### BRIEF
Copy exactly the lines that run from the top of the listing to the line containing "0.005, 0.002, 0, 0, 0]", both ends included, and omit the pictures.

### MATERIAL
· · · · ·
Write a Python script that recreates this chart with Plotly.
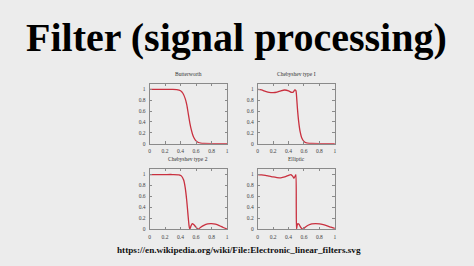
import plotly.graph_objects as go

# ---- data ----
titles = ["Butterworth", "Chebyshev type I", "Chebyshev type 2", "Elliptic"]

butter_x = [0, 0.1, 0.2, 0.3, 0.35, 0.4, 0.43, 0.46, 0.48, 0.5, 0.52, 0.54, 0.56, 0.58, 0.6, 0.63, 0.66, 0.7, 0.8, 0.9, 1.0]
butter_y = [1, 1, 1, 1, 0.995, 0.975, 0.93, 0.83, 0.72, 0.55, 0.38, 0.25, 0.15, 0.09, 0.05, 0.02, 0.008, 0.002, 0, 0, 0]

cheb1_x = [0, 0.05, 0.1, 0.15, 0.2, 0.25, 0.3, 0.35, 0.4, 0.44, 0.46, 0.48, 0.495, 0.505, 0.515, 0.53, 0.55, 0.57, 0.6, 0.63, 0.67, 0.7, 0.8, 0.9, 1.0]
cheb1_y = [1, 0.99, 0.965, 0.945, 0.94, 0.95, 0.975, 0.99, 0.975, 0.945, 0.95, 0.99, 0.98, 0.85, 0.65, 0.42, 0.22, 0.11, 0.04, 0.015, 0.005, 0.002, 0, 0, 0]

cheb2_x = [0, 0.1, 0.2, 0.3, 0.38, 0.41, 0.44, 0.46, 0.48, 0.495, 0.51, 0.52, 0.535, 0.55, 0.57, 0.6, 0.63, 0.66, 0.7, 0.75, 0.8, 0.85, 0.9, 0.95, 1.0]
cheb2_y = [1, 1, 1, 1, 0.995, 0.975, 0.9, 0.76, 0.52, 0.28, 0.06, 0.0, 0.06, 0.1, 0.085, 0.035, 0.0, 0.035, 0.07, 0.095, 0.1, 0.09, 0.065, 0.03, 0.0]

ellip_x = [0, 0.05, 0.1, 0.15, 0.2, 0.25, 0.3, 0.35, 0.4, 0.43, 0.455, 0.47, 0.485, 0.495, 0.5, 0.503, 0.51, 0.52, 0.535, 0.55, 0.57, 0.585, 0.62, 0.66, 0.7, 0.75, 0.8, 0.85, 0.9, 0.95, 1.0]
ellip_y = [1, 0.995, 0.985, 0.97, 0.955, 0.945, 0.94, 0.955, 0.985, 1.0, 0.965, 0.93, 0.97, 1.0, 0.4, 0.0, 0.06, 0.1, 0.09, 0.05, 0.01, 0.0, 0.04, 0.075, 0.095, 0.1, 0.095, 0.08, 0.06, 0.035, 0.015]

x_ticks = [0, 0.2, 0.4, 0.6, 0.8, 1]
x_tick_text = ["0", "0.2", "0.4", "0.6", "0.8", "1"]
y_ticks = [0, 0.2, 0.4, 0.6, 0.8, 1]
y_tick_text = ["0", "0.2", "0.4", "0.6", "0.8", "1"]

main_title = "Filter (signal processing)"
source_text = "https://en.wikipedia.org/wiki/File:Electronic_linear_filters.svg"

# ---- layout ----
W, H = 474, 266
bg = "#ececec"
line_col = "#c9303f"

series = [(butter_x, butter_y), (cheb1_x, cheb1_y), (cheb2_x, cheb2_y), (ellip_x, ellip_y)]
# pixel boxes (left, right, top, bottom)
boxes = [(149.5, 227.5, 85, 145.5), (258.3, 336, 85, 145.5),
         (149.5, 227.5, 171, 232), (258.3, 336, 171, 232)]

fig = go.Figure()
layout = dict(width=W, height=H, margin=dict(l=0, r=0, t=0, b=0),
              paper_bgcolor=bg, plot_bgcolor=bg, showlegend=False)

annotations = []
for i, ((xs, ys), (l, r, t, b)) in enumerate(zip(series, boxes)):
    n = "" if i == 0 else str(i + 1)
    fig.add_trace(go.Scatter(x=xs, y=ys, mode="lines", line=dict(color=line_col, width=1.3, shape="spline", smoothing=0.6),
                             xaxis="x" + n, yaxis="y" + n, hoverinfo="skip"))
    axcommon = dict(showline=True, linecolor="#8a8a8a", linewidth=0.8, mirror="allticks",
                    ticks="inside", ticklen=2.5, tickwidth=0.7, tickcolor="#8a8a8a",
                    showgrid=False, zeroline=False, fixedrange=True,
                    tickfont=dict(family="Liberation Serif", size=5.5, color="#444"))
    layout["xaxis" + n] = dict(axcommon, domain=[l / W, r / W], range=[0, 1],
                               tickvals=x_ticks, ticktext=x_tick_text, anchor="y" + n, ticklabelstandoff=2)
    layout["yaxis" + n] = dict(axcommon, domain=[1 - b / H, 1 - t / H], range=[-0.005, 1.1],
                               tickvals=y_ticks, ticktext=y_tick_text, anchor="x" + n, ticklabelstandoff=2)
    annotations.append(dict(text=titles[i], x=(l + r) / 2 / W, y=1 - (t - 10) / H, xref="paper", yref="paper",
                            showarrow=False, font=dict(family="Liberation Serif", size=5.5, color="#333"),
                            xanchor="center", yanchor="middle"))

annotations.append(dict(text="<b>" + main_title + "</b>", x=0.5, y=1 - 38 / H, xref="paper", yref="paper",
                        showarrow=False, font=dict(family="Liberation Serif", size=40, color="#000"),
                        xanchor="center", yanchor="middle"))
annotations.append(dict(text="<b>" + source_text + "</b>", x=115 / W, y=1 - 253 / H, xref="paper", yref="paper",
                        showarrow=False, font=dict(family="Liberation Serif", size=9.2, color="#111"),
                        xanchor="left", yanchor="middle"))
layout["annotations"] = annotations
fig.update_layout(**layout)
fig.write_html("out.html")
· · · · ·
### PROBLEM SOLUTION
Write a Python script that recreates this chart with Plotly.
import plotly.graph_objects as go

# ---- data ----
titles = ["Butterworth", "Chebyshev type I", "Chebyshev type 2", "Elliptic"]

butter_x = [0, 0.1, 0.2, 0.3, 0.35, 0.4, 0.43, 0.46, 0.48, 0.5, 0.52, 0.54, 0.56, 0.58, 0.6, 0.63, 0.66, 0.7, 0.8, 0.9, 1.0]
butter_y = [1, 1, 1, 1, 0.995, 0.975, 0.93, 0.83, 0.72, 0.55, 0.38, 0.25, 0.15, 0.09, 0.05, 0.02, 0.008, 0.002, 0, 0, 0]

cheb1_x = [0, 0.05, 0.1, 0.15, 0.2, 0.25, 0.3, 0.35, 0.4, 0.44, 0.46, 0.48, 0.495, 0.505, 0.515, 0.53, 0.55, 0.57, 0.6, 0.63, 0.67, 0.7, 0.8, 0.9, 1.0]
cheb1_y = [1, 0.99, 0.965, 0.945, 0.94, 0.95, 0.975, 0.99, 0.975, 0.945, 0.95, 0.99, 0.98, 0.85, 0.65, 0.42, 0.22, 0.11, 0.04, 0.015, 0.005, 0.002, 0, 0, 0]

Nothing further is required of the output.